** Start **

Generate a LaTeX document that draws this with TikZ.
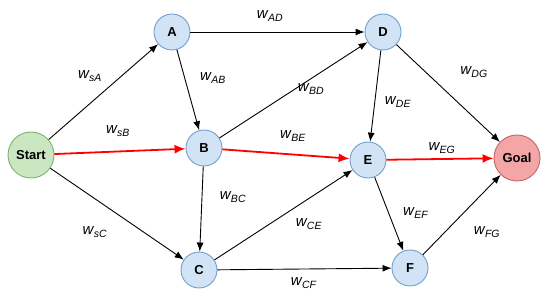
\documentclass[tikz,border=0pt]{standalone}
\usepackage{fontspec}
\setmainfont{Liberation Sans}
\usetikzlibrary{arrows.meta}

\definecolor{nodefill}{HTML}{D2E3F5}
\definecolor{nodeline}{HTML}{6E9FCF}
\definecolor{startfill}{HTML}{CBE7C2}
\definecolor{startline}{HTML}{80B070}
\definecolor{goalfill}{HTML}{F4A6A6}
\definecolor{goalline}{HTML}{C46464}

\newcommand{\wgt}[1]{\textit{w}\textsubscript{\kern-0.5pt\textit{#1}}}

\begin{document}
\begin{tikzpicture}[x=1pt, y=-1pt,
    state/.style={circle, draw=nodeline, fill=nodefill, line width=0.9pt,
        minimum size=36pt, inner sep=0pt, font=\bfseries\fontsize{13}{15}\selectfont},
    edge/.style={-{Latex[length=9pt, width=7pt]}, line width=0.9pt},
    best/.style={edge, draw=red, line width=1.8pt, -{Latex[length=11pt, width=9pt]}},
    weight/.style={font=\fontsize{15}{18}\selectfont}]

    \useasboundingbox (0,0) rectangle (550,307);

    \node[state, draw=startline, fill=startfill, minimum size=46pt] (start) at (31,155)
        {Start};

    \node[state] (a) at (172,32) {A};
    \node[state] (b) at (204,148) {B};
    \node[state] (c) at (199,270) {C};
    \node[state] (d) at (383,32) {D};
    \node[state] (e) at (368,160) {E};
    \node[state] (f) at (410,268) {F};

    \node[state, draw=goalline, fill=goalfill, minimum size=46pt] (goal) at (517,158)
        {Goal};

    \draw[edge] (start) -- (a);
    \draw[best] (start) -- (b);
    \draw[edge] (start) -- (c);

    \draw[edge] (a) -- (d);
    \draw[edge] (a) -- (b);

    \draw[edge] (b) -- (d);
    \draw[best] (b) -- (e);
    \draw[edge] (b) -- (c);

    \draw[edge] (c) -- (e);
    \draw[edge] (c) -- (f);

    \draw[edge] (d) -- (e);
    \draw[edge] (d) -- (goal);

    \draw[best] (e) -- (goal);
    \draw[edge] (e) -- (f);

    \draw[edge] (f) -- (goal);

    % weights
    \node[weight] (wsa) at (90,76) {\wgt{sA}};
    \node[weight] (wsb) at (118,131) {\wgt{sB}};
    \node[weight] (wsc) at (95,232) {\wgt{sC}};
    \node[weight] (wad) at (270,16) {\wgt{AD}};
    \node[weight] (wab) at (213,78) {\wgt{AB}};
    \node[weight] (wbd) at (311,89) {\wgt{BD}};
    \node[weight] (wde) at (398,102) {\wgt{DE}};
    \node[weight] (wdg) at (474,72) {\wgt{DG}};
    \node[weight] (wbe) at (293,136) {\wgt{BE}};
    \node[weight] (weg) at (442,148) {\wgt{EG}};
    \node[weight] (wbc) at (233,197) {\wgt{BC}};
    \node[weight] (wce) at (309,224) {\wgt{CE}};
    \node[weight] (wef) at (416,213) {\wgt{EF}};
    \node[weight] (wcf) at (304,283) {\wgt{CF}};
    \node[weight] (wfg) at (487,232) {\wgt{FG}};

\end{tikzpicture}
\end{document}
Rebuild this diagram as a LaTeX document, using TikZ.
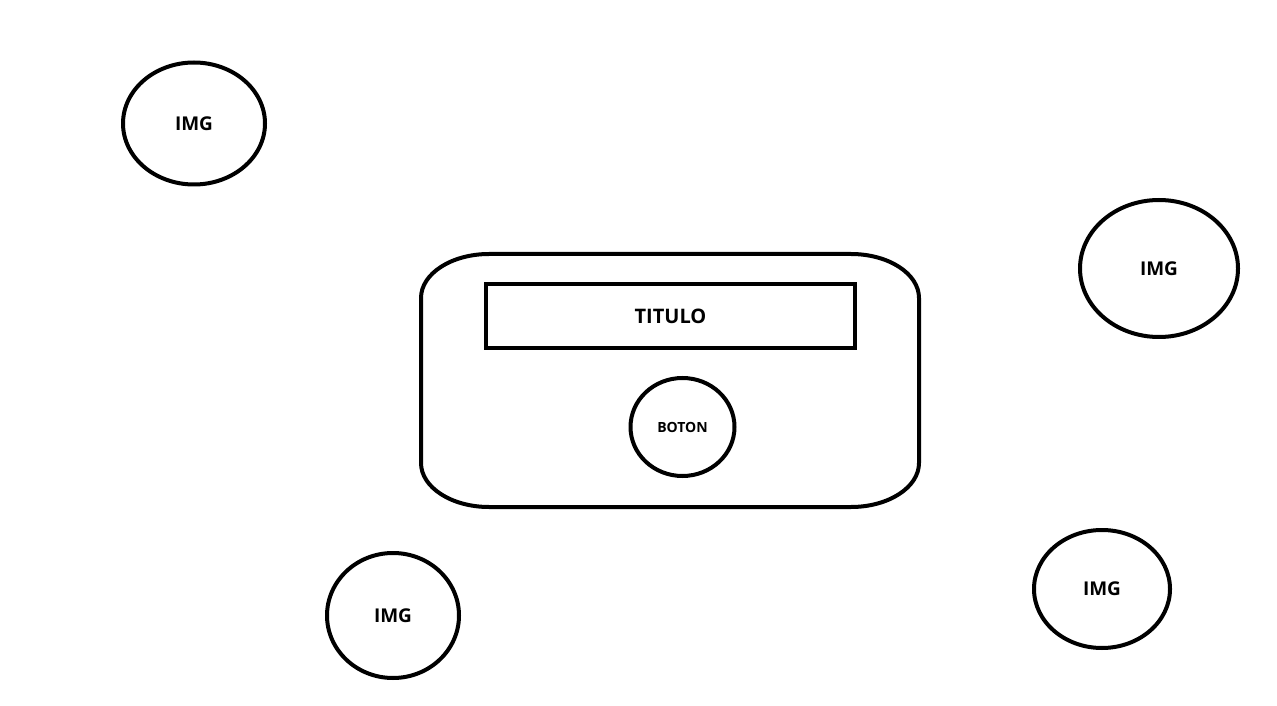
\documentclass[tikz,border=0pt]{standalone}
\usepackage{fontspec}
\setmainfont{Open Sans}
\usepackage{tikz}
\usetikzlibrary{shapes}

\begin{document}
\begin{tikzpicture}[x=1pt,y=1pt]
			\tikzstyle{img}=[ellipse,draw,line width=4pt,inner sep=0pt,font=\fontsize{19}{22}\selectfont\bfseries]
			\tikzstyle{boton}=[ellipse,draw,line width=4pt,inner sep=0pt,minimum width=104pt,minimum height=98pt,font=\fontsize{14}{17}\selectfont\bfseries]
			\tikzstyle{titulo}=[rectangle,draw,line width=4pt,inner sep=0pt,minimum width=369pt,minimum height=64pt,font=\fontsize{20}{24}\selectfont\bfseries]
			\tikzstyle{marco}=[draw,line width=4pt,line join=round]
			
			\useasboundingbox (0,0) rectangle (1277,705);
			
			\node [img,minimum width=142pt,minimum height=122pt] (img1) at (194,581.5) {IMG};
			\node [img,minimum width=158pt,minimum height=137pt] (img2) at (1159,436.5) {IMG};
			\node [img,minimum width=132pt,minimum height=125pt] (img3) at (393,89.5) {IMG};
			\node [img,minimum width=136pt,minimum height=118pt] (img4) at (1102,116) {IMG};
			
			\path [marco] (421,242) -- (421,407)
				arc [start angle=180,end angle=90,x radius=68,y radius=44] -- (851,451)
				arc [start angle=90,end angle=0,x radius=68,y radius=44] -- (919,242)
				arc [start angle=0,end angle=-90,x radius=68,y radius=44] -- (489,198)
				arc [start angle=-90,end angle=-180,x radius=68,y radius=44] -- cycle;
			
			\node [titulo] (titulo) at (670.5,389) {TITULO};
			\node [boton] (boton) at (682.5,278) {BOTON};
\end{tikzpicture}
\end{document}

** End **
** Start **

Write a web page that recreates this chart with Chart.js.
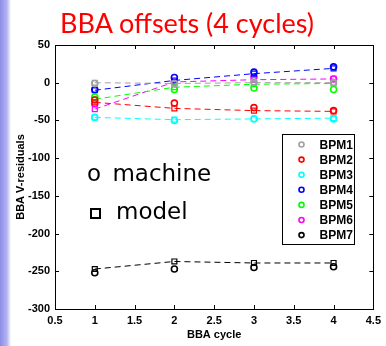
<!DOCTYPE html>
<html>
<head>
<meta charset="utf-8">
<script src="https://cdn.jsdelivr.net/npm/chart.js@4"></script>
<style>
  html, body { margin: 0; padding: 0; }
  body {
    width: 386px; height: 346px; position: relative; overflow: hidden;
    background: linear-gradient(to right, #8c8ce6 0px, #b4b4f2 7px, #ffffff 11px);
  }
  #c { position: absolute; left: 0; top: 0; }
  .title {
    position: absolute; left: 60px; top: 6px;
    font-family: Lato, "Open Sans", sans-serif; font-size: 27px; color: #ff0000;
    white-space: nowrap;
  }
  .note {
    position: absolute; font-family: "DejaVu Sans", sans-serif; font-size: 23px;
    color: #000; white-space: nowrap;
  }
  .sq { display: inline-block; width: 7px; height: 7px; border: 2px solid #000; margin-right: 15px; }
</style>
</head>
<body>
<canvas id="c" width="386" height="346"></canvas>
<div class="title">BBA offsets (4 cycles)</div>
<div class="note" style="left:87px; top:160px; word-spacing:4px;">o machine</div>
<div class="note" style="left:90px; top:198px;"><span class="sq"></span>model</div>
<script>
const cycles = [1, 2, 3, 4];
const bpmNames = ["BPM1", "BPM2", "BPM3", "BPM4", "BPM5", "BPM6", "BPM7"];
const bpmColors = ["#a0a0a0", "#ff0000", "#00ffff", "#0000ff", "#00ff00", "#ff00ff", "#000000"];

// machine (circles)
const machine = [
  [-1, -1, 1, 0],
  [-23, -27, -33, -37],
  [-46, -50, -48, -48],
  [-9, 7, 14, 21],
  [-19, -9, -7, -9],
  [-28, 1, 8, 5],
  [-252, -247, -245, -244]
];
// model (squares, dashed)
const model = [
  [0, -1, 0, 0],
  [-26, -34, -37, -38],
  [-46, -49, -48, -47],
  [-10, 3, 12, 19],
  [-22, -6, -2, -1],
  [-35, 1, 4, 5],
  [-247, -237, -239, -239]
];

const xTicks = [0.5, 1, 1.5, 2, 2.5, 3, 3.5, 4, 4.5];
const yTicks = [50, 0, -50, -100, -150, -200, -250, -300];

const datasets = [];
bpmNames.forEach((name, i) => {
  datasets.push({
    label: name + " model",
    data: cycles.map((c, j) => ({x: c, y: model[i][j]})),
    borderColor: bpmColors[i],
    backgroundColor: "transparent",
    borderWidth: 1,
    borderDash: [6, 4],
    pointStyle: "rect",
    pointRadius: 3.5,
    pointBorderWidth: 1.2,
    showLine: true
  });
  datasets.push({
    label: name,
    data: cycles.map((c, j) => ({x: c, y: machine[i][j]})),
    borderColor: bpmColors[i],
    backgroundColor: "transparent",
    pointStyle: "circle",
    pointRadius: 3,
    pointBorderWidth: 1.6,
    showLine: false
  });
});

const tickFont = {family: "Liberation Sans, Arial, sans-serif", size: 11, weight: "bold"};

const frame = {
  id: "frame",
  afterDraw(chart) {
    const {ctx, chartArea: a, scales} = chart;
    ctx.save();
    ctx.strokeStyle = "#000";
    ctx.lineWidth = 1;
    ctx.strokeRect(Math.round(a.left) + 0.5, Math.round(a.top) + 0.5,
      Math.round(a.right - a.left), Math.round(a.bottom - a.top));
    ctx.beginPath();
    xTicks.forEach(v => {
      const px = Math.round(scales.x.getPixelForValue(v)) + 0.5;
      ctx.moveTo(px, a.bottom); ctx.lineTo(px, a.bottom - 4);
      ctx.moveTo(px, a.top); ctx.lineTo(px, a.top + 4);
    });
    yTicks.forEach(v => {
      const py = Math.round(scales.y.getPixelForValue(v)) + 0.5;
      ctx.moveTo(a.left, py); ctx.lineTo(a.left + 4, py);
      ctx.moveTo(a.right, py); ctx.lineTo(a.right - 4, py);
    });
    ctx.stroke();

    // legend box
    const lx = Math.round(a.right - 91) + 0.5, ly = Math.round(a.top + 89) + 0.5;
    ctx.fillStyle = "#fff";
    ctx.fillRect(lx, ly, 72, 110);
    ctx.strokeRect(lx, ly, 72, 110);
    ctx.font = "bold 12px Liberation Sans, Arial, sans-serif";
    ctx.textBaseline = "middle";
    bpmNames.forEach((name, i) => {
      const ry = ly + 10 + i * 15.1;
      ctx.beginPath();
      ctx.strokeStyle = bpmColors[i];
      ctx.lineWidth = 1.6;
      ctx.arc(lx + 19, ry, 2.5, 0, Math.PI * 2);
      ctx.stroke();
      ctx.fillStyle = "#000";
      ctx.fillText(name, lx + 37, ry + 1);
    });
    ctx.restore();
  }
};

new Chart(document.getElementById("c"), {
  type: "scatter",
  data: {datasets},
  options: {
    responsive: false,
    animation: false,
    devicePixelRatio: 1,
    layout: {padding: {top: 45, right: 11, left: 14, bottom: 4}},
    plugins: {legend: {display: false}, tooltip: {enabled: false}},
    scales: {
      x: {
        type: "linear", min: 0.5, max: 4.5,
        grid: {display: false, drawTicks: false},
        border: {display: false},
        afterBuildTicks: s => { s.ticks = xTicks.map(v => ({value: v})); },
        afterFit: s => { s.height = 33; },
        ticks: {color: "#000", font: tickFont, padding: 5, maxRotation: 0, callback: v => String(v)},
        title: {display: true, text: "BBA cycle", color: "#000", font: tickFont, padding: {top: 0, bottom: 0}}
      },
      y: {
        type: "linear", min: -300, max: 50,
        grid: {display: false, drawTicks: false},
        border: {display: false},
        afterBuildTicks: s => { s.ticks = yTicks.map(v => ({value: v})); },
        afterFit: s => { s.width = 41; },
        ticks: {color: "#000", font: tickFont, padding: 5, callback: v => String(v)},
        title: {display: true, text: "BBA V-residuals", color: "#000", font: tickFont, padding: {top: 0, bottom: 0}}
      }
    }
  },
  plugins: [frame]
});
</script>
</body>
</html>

** End **
** Start **

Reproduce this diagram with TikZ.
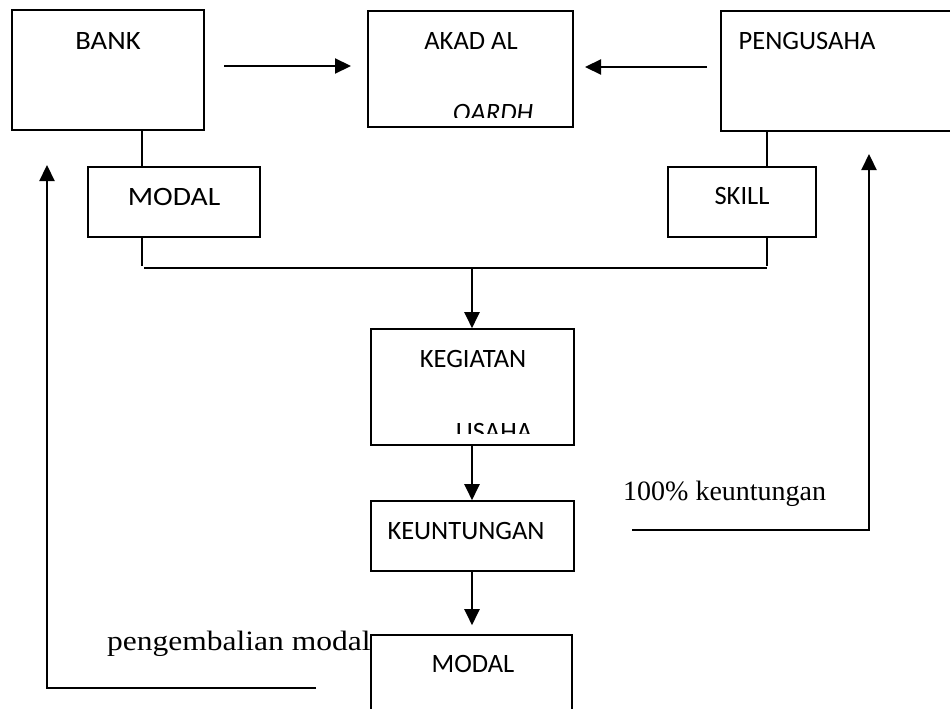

** End **

• Challenge: Please quote only the span of lines whose first line contains "Generate a LaTeX" and whose last line contains "(start) -- (c);", leaving every picture out.

• Reply:
Generate a LaTeX document that draws this with TikZ.
\documentclass[tikz,border=0pt]{standalone}
\usepackage{fontspec}
\setmainfont{Liberation Sans}
\usetikzlibrary{arrows.meta}

\definecolor{nodefill}{HTML}{D2E3F5}
\definecolor{nodeline}{HTML}{6E9FCF}
\definecolor{startfill}{HTML}{CBE7C2}
\definecolor{startline}{HTML}{80B070}
\definecolor{goalfill}{HTML}{F4A6A6}
\definecolor{goalline}{HTML}{C46464}

\newcommand{\wgt}[1]{\textit{w}\textsubscript{\kern-0.5pt\textit{#1}}}

\begin{document}
\begin{tikzpicture}[x=1pt, y=-1pt,
    state/.style={circle, draw=nodeline, fill=nodefill, line width=0.9pt,
        minimum size=36pt, inner sep=0pt, font=\bfseries\fontsize{13}{15}\selectfont},
    edge/.style={-{Latex[length=9pt, width=7pt]}, line width=0.9pt},
    best/.style={edge, draw=red, line width=1.8pt, -{Latex[length=11pt, width=9pt]}},
    weight/.style={font=\fontsize{15}{18}\selectfont}]

    \useasboundingbox (0,0) rectangle (550,307);

    \node[state, draw=startline, fill=startfill, minimum size=46pt] (start) at (31,155)
        {Start};

    \node[state] (a) at (172,32) {A};
    \node[state] (b) at (204,148) {B};
    \node[state] (c) at (199,270) {C};
    \node[state] (d) at (383,32) {D};
    \node[state] (e) at (368,160) {E};
    \node[state] (f) at (410,268) {F};

    \node[state, draw=goalline, fill=goalfill, minimum size=46pt] (goal) at (517,158)
        {Goal};

    \draw[edge] (start) -- (a);
    \draw[best] (start) -- (b);
    \draw[edge] (start) -- (c);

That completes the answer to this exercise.